Regular analyses of patent applications world wide show that quantum computing is one of the fastest growing technologies and governments are investing large sums of money. One prediction, dating from 2020, suggests that the quantum computing market could read USD 1 trillion by 2035.
With such large sums being poured into the business, it’s important for innovators to think about how they should protect their intellectual property. This can be done by a mixture of patent, trade secret and copyright protection.
A granted (approved) patent grants its holder an exclusive to prevent others from making, selling (or offering to sell), importing, or otherwise using the patented innovation for a limited period. This is typically 20 years if the patent is regularly renewed. In exchange, the holder must publicly disclose full details of the invention.
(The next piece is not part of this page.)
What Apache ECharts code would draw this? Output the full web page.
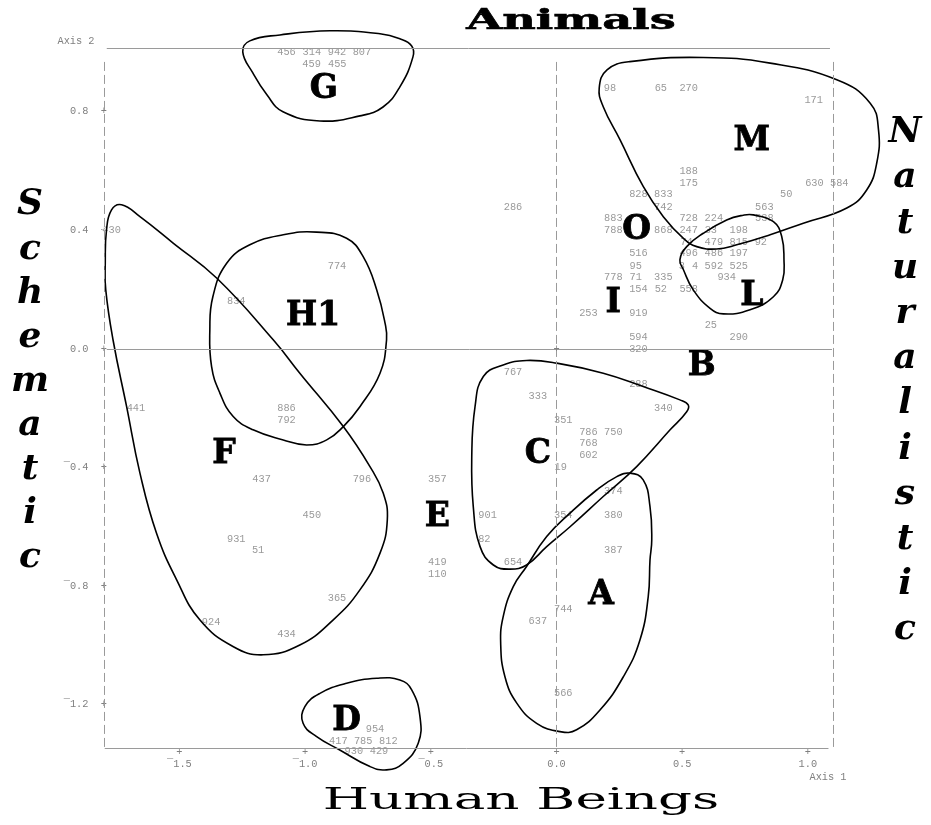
<!DOCTYPE html>
<html>
<head>
<meta charset="utf-8">
<script src="https://cdn.jsdelivr.net/npm/echarts@6/dist/echarts.min.js"></script>
<style>
  html, body { margin: 0; padding: 0; background: #fff; }
  #chart { width: 931px; height: 825px; }
</style>
</head>
<body>
<div id="chart"></div>
<script>
// tick values on both axes
var xTicks = [-1.5, -1.0, -0.5, 0.0, 0.5, 1.0]
var yTicks = [0.8, 0.4, 0.0, -0.4, -0.8, -1.2]

// case numbers and their positions (Axis 1, Axis 2)
var caseIds = [
  '456', '314', '942', '807', '459', '455', '430', '774', '834',
  '98', '65', '270', '171', '188', '175', '630', '584', '828', '833', '50',
  '286', '742', '563', '883', '728', '224', '538', '788', '868', '247', '33', '198',
  '74', '479', '815', '92', '516', '496', '486', '197', '95', '3', '4', '592', '525',
  '778', '71', '335', '934', '154', '52', '558', '253', '919', '25', '594', '290', '320',
  '441', '886', '792', '437', '796', '357', '450', '931', '51', '419', '110', '365', '924', '434',
  '767', '288', '333', '340', '351', '786', '750', '768', '602', '19', '374', '901', '354', '380',
  '82', '387', '654', '744', '637', '566',
  '954', '417', '785', '812', '930', '429'
]
var caseX = [
  -1.074, -0.973, -0.873, -0.774, -0.974, -0.872, -1.770, -0.873, -1.274,
  0.213, 0.415, 0.526, 1.023, 0.526, 0.526, 1.026, 1.125, 0.326, 0.425, 0.914,
  -0.173, 0.425, 0.827, 0.226, 0.526, 0.626, 0.827, 0.226, 0.425, 0.526, 0.614, 0.725,
  0.517, 0.626, 0.725, 0.813, 0.326, 0.526, 0.626, 0.725, 0.315, 0.499, 0.551, 0.626, 0.725,
  0.226, 0.315, 0.425, 0.677, 0.326, 0.415, 0.526, 0.127, 0.326, 0.614, 0.326, 0.725, 0.326,
  -1.673, -1.074, -1.074, -1.173, -0.774, -0.474, -0.973, -1.274, -1.187, -0.474, -0.474, -0.873, -1.374, -1.074,
  -0.173, 0.326, -0.074, 0.425, 0.027, 0.127, 0.226, 0.127, 0.127, 0.017, 0.226, -0.274, 0.027, 0.226,
  -0.287, 0.226, -0.173, 0.027, -0.074, 0.027,
  -0.722, -0.868, -0.769, -0.669, -0.806, -0.706
]
var caseY = [
  1.000, 1.000, 1.000, 1.000, 0.959, 0.959, 0.400, 0.279, 0.160,
  0.880, 0.880, 0.880, 0.839, 0.600, 0.559, 0.559, 0.559, 0.520, 0.520, 0.520,
  0.479, 0.479, 0.479, 0.440, 0.440, 0.440, 0.440, 0.399, 0.399, 0.399, 0.399, 0.399,
  0.360, 0.360, 0.360, 0.360, 0.321, 0.321, 0.321, 0.321, 0.280, 0.280, 0.280, 0.280, 0.280,
  0.240, 0.240, 0.240, 0.240, 0.200, 0.200, 0.200, 0.120, 0.120, 0.080, 0.039, 0.039, 0.000,
  -0.201, -0.201, -0.241, -0.440, -0.440, -0.440, -0.560, -0.641, -0.680, -0.721, -0.760, -0.840, -0.921, -0.962,
  -0.080, -0.120, -0.160, -0.200, -0.241, -0.280, -0.280, -0.320, -0.360, -0.399, -0.481, -0.560, -0.560, -0.560,
  -0.641, -0.679, -0.720, -0.880, -0.920, -1.162,
  -1.283, -1.322, -1.322, -1.322, -1.359, -1.359
]

// cluster letters
var groupNames = ['G', 'H1', 'M', 'O', 'L', 'I', 'F', 'E', 'B', 'C', 'A', 'D']
var groupX = [-0.925, -0.968, 0.777, 0.319, 0.777, 0.226, -1.323, -0.474, 0.578, -0.074, 0.177, -0.835]
var groupY = [0.874, 0.109, 0.699, 0.401, 0.176, 0.154, -0.355, -0.568, -0.060, -0.355, -0.830, -1.257]

// hand drawn cluster outlines
var blobG = [[-0.901, 1.073], [-0.702, 1.063], [-0.623, 1.046], [-0.576, 1.022], [-0.571, 0.985], [-0.623, 0.884],
  [-0.690, 0.816], [-0.782, 0.786], [-0.941, 0.769], [-1.088, 0.800], [-1.152, 0.857], [-1.208, 0.931],
  [-1.248, 1.002], [-1.220, 1.039], [-1.100, 1.059]]
var blobM = [[0.292, 0.969], [0.584, 0.983], [0.850, 0.964], [1.115, 0.908], [1.248, 0.829], [1.281, 0.739],
  [1.274, 0.627], [1.234, 0.536], [1.155, 0.475], [0.982, 0.424], [0.850, 0.385], [0.717, 0.351],
  [0.637, 0.337], [0.558, 0.345], [0.505, 0.373], [0.425, 0.446], [0.345, 0.548], [0.253, 0.705],
  [0.186, 0.817], [0.170, 0.880], [0.201, 0.941]]
var blobL = [[0.783, 0.452], [0.863, 0.429], [0.896, 0.379], [0.905, 0.300], [0.900, 0.233], [0.863, 0.176],
  [0.770, 0.132], [0.664, 0.118], [0.611, 0.137], [0.544, 0.199], [0.505, 0.267], [0.491, 0.300],
  [0.518, 0.345], [0.584, 0.390], [0.677, 0.435], [0.743, 0.451]]
var blobF = [[-1.730, 0.486], [-1.657, 0.446], [-1.525, 0.357], [-1.352, 0.239], [-1.126, 0.030], [-1.021, -0.082],
  [-0.848, -0.262], [-0.742, -0.397], [-0.689, -0.487], [-0.673, -0.577], [-0.702, -0.689], [-0.782, -0.813],
  [-0.888, -0.914], [-1.021, -0.999], [-1.167, -1.032], [-1.287, -1.004], [-1.419, -0.914], [-1.511, -0.779],
  [-1.591, -0.622], [-1.657, -0.419], [-1.710, -0.195], [-1.764, 0.030], [-1.793, 0.199], [-1.795, 0.290],
  [-1.790, 0.401], [-1.770, 0.469]]
var blobH1 = [[-1.379, 0.064], [-1.367, 0.176], [-1.312, 0.289], [-1.220, 0.351], [-1.087, 0.385], [-0.954, 0.394],
  [-0.835, 0.373], [-0.769, 0.311], [-0.715, 0.199], [-0.682, 0.087], [-0.676, 0.030], [-0.702, -0.082],
  [-0.782, -0.195], [-0.848, -0.262], [-0.914, -0.307], [-0.994, -0.324], [-1.087, -0.307], [-1.207, -0.273],
  [-1.286, -0.228], [-1.339, -0.149], [-1.372, -0.060]]
var blobC = [[-0.212, -0.054], [-0.119, -0.039], [0.001, -0.048], [0.186, -0.082], [0.345, -0.127], [0.491, -0.172],
  [0.524, -0.189], [0.518, -0.212], [0.452, -0.273], [0.319, -0.397], [0.186, -0.498], [0.054, -0.600],
  [-0.039, -0.667], [-0.119, -0.729], [-0.185, -0.743], [-0.251, -0.729], [-0.304, -0.667], [-0.331, -0.532],
  [-0.337, -0.363], [-0.324, -0.195], [-0.291, -0.093]]
var blobA = [[0.292, -0.419], [0.345, -0.442], [0.372, -0.532], [0.379, -0.644], [0.372, -0.712], [0.365, -0.836],
  [0.332, -0.982], [0.266, -1.106], [0.173, -1.218], [0.080, -1.285], [0.014, -1.291], [-0.079, -1.263],
  [-0.158, -1.195], [-0.205, -1.106], [-0.222, -0.993], [-0.212, -0.903], [-0.172, -0.802], [-0.119, -0.734],
  [-0.039, -0.633], [0.054, -0.554], [0.160, -0.476], [0.240, -0.431]]
var blobD = [[-1.001, -1.207], [-0.941, -1.162], [-0.835, -1.128], [-0.715, -1.111], [-0.623, -1.117], [-0.576, -1.150],
  [-0.543, -1.241], [-0.550, -1.330], [-0.610, -1.398], [-0.676, -1.420], [-0.742, -1.409], [-0.862, -1.353],
  [-0.954, -1.308], [-1.008, -1.263]]

var blobs = [blobG, blobM, blobL, blobF, blobH1, blobC, blobA, blobD]

var MONO = 'Liberation Mono'
var GREY = '#7f7f7f'
var LINE = '#9a9a9a'

function fmt (v) {
  var s = Math.abs(v).toFixed(1)
  return v < 0 ? '\u00af' + s : s
}

var myChart = echarts.init(document.getElementById('chart'))

var caseData = caseIds.map(function (id, i) {
  return { name: id, value: [caseX[i], caseY[i]] }
})
var groupData = groupNames.map(function (n, i) {
  return [groupX[i], groupY[i]]
})

myChart.setOption({
  animation: false,
  backgroundColor: '#fff',
  grid: { left: 104, right: 98, top: 48, bottom: 76.5 },
  xAxis: {
    type: 'value',
    min: -1.8,
    max: 1.1,
    axisLine: { show: false },
    axisTick: { show: false },
    splitLine: { show: false },
    axisLabel: {
      customValues: xTicks,
      margin: -2,
      formatter: function (v) { return '{p|+}\n{n|' + fmt(v) + '}' },
      rich: {
        p: { fontFamily: MONO, fontSize: 10.3, color: GREY, lineHeight: 12, backgroundColor: '#fff' },
        n: { fontFamily: MONO, fontSize: 10.3, color: GREY, lineHeight: 12 }
      }
    }
  },
  yAxis: {
    type: 'value',
    min: -1.348,
    max: 1.015,
    axisLine: { show: false },
    axisTick: { show: false },
    splitLine: { show: false },
    axisLabel: {
      customValues: yTicks,
      margin: -3,
      fontFamily: MONO,
      fontSize: 10.3,
      color: GREY,
      formatter: function (v) { return fmt(v) + '  +' }
    }
  },
  graphic: [
    {
      type: 'text', x: 571, y: 22, scaleX: 1.65, z: 10,
      style: { text: 'Animals', fontFamily: 'DejaVu Serif', fontWeight: 'bold', fontSize: 28, fill: '#000', stroke: '#000', lineWidth: 0.6, align: 'center', verticalAlign: 'middle' }
    },
    {
      type: 'text', x: 521, y: 801, scaleX: 1.77, z: 10,
      style: { text: 'Human Beings', fontFamily: 'DejaVu Serif', fontSize: 30, fill: '#000', align: 'center', verticalAlign: 'middle' }
    },
    {
      type: 'text', x: 30, y: 381.5, z: 10,
      style: { text: 'Schematic'.split('').join('\n'), fontFamily: 'DejaVu Serif', fontStyle: 'italic', fontWeight: 'bold', fontSize: 36, lineHeight: 44.1, fill: '#000', align: 'center', verticalAlign: 'middle' }
    },
    {
      type: 'text', x: 905, y: 381.5, z: 10,
      style: { text: 'Naturalistic'.split('').join('\n'), fontFamily: 'DejaVu Serif', fontStyle: 'italic', fontWeight: 'bold', fontSize: 36, lineHeight: 45.2, fill: '#000', align: 'center', verticalAlign: 'middle' }
    },
    {
      type: 'text', x: 76, y: 41, z: 10,
      style: { text: 'Axis 2', fontFamily: MONO, fontSize: 10.3, fill: GREY, align: 'center', verticalAlign: 'middle' }
    },
    {
      type: 'text', x: 828, y: 777, z: 10,
      style: { text: 'Axis 1', fontFamily: MONO, fontSize: 10.3, fill: GREY, align: 'center', verticalAlign: 'middle' }
    }
  ],
  series: [
    {
      // solid frame lines
      type: 'line',
      data: [],
      z: 1,
      silent: true,
      markLine: {
        symbol: ['none', 'none'],
        silent: true,
        label: { show: false },
        lineStyle: { color: LINE, width: 1, type: 'solid' },
        data: [
          [{ coord: [-1.789, 1.015] }, { coord: [1.088, 1.015] }],
          [{ coord: [-1.789, 0] }, { coord: [1.096, 0] }],
          [{ coord: [-1.797, -1.348] }, { coord: [1.082, -1.348] }]
        ]
      },
      markPoint: {
        symbol: 'circle',
        symbolSize: 1,
        itemStyle: { color: 'rgba(0,0,0,0)' },
        label: { show: true, position: 'inside', formatter: '+', fontFamily: MONO, fontSize: 10.3, color: GREY },
        data: [{ coord: [0, 0] }]
      }
    },
    {
      // dashed verticals
      type: 'line',
      data: [],
      z: 1,
      silent: true,
      markLine: {
        symbol: ['none', 'none'],
        silent: true,
        label: { show: false },
        lineStyle: { color: LINE, width: 1, type: [9, 4] },
        data: [
          [{ coord: [-1.8, 0.968] }, { coord: [-1.8, -1.348] }],
          [{ coord: [0, 0.968] }, { coord: [0, -1.348] }],
          [{ coord: [1.1, 0.968] }, { coord: [1.1, -1.348] }]
        ]
      }
    },
    {
      name: 'cases',
      type: 'scatter',
      z: 2,
      clip: false,
      silent: true,
      symbolSize: 1,
      itemStyle: { color: 'rgba(0,0,0,0)' },
      label: {
        show: true,
        position: 'inside',
        formatter: '{b}',
        fontFamily: MONO,
        fontSize: 10.3,
        color: GREY,
        backgroundColor: '#fff'
      },
      data: caseData
    },
    {
      name: 'outlines',
      type: 'custom',
      z: 3,
      silent: true,
      clip: false,
      data: blobs.map(function (b) { return b[0] }),
      renderItem: function (params, api) {
        var pts = blobs[params.dataIndex].map(function (p) { return api.coord(p) })
        return {
          type: 'polygon',
          shape: { points: pts, smooth: 0.45 },
          style: { fill: 'none', stroke: '#000', lineWidth: 1.6 }
        }
      }
    },
    {
      name: 'groups',
      type: 'custom',
      z: 4,
      silent: true,
      clip: false,
      data: groupData,
      renderItem: function (params, api) {
        var p = api.coord([api.value(0), api.value(1)])
        return {
          type: 'text',
          x: p[0],
          y: p[1],
          style: {
            text: groupNames[params.dataIndex],
            fontFamily: 'DejaVu Serif',
            fontWeight: 'bold',
            fontSize: 33,
            fill: '#000',
            stroke: '#000',
            lineWidth: 0.8,
            align: 'center',
            verticalAlign: 'middle'
          }
        }
      }
    }
  ]
})
</script>
</body>
</html>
Patents may be sold or licensed to others in exchange for a license fee, or for the rights to use other patents. They can also be filed as a defensive right – to stop others from patenting the technology and thereby ensure “freedom-to-operate” an invention.
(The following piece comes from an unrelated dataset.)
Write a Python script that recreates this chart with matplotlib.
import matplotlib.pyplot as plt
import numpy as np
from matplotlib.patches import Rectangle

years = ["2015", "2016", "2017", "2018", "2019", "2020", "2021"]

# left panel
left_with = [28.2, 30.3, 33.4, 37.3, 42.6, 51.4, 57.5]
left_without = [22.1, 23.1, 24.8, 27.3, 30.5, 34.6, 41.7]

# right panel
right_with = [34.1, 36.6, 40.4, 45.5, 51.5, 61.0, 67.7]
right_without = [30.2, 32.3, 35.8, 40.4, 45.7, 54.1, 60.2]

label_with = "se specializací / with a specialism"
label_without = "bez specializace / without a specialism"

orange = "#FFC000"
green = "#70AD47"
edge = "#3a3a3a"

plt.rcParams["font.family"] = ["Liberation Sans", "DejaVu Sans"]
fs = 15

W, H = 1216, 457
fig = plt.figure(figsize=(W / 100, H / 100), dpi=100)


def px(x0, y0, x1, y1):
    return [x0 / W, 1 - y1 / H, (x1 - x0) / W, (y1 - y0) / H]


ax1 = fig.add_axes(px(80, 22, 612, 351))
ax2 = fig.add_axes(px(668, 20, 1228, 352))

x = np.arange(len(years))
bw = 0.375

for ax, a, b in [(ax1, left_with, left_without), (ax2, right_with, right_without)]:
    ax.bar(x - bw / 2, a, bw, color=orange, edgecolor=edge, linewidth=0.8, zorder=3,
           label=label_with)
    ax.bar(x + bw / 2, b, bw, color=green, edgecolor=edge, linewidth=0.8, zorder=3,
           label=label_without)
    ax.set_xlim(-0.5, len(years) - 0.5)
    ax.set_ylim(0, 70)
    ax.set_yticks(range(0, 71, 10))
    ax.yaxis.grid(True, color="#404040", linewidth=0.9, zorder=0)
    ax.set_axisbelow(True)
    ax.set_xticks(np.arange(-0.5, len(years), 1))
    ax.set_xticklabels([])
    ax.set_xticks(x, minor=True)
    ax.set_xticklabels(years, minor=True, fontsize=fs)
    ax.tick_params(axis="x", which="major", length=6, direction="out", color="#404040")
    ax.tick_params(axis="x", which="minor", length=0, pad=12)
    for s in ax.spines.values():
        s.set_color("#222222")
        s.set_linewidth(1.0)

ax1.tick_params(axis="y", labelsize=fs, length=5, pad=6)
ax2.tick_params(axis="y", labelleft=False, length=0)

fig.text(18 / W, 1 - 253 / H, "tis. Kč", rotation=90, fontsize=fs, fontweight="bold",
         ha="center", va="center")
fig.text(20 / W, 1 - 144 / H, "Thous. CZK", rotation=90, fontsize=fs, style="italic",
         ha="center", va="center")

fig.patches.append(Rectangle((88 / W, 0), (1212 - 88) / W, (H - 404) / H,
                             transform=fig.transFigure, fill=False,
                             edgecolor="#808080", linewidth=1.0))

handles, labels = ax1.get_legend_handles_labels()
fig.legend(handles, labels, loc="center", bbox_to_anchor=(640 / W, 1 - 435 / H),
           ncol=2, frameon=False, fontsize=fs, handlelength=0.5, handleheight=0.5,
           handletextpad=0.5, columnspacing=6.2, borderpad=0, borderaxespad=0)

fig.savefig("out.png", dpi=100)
Increasingly, there are “land grabs” as companies file for patent protection in quantum technology and push their (patented) solution in standard-setting organization, such as that organized by the IEEE, to obtain additional licensing revenue. Even those companies not interested in offensively asserting their patented rights can benefit from filing patent applications to reduce license payments for standardized technology or to bargain for access to patents held by competitors.
Particularly in the field of computing, there are restrictions on the subject matter that can be patented. Hardware-based patents may receive objections on the basis that previous work is similar to the newly filed applications and that the new idea is “obvious” or lacking an inventive step. Software-based patent applications may be objected to on the basis that they are “ineligible subject-matter” in the United States or merely “computer programs” in Europe.
A detailed specification setting out the technical advantages of the innovation over the prior art will often help in overcoming these objections. It is also useful to describe the integration of the innovation into a practical application as this may form the basis for the application. Clearly adding a description of the hardware used into the specification and adding hardware-based features into the patent claims will also help overcome any reservations that the patent examiner may have.
Quantum software, like all computer programs, is eligible for copyright protection. Software copyrights last much longer than patents. The length of time depends on the countries, but can be up to the lifetime of the author plus 70 years. Clearly many software programs are collaborative efforts which can complicate determination of the lifetime.
In many countries, copyright protection is obtained by simply writing the code. It’s important to keep a record of when and who created the code if there is ever a challenge. Some copyright holders chose to file copies of their code through a lawyer’s office or an escrow agency to have a “neutral” body recording the date of creation.
In the United States, registration of the software can be done through the US Copyright Office.
In addition to the challenges of obtain patent protection, it can be difficult to enforce quantum computing patents as detection of infringement may be complicated. In particular, the quantum hardware may be inaccessible because much of today’s quantum computing is based in the cloud. Reverse engineering is moreover complicated by the fact that quantum computing occurs in a superposition of quantum states and these quantum states are destroyed when observed. A well drafted patent application can often overcome these issues if thought is given on the detection of the infringement.
Trade Secret Protection
In some case, trade secret protection can be best for technologies that cannot easily be reverse- engineered. This type of protection arises automatically and is not limited in time. It relies on the technology being kept confidential as it only lasts until the secret technology is independently discovered, reverse engineered, or disclosed by the owner.
Companies wishing to keep (some of) their innovations secret need to make sure that those secrets are not disclosed and that employees are aware of their obligations, even when the employee leaves the company. The company can take legal action to ensure the secret is not used or disclosed and may also involve criminal penalties.
Different companies will choose different strategies to protect their innovations depending on their commercialization strategies or investment needs. A healthy mix of security policies to protect their technical and commercial information, combined with a focused intellectual property strategy will help secure for their innovations a place in the future of quantum computing.